Johann Sebastian BACH (1685-1750)
The Well-Tempered Clavier BWV 846-893 (Book I 1717-1723, Book II 1738-1742)
Mordecai Shehori (piano)
rec. March 2014 – February 2015, Las Vegas
Only available separately in four volumes
CEMBAL D’AMOUR CD176-79 [4 CDs: 252:55]

This is a most unusual and personalised traversal of the Well-Tempered Clavier. Rather like Mordecai Shehori’s revisionist approach to Chopin’s Etudes (see review), this set of four discs, all available singly, begins from a firmly held premise. In the case of the Etudes it had much to do with overturning received opinion on matters of rhythm, voice-leading and articulation. Here it is much to do with the vocalized nature of Bach’s inspiration and the instrumental means open to him to realise it. Thus, the concerns are tone colour, volume, sustain and—importantly—the ability to overlap tones. This cultivation of a singing line is seen specifically through the prism of a French edition of the WTC of the late 1830s with hand-written instructions by Chopin. He sought to correct mistakes in the existing edition, and added frequent legato and legatissimo instructions. The effect is a constantly singing tone; or an anti-staccato performance, if you prefer. In his notes to the release, from which I have pilfered his rationale and historical background, Shehori lays bare his principles of a singing, vocal interpretation, and the thought that Bach was interested in the Lautenwerck, a Lute-Harpsichord that allowed an increase in tonal range, harmonic richness and the ability to overlap tones.

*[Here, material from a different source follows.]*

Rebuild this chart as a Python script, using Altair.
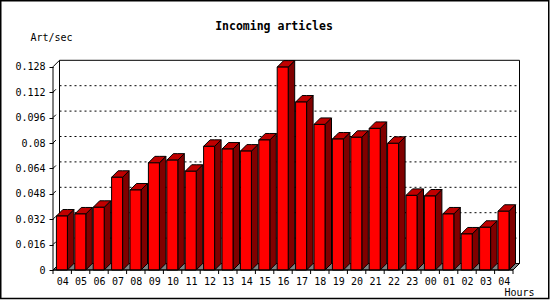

Thus one hears the diaphanous cantabile of the C major Prelude, the flowing evenness of the C minor Prelude, the voicing clarity of the C sharp major—devoid of pecking staccato, the tone rounded and warm—that ironically takes Shehori closer to a romantic conception of the music than one would ever expect to hear today. The element of Chopinesque bel canto is strongly present in all these readings. There is a consonant dialogue between left and right hands. No verticality infiltrates the rich lyrical E flat minor Prelude, the seraphic chords and expressive refinement remaining paramount preoccupations. You will not encounter the more discursively distributed voicings of Angela Hewitt in her 2008 Hyperion reading in the Prelude in D major; nor will you hear the more graphic and emphatic entry points, trills and rolled chords and overt intensity of Andras Schiff’s ECM reading in that E flat minor Prelude.

One corollary of Shehori’s approach is that the work’s vast schema emerges in a rich horizontality, with limited occasions for verticality, or differentiation of dynamics. Things are deliberately self-limited when it comes to fugal entry points, colouration, and weight. This is because the conception is necessarily one of vocal richness and roundness and evenness, a calmly measured introspection. Thus, the graphic projection of Samuel Feinberg, or the italicized monumentality of Tureck, and the draconianly slower but more muscular and extrovert Nikolayeva are alien to this kind of conception and should be put to one side. Shehori takes a swipe at—but doesn’t name (it’s not necessary)—Glenn Gould in his notes, and this too is most definitely a kind of anti-Gouldian manifesto in Bachian music-making as refracted through a Chopin-inspired formula.

There is no doubting Shehori’s instrumental legerdemain, nor his consistent seriousness of purpose in this undertaking. It should be set apart from what one should have to call conventional performances—however one interprets that, either on piano or harpsichord—and seen specifically in the context of Chopin’s own conception of Bach’s Preludes and Fugues. In that respect, it serves valuable purpose.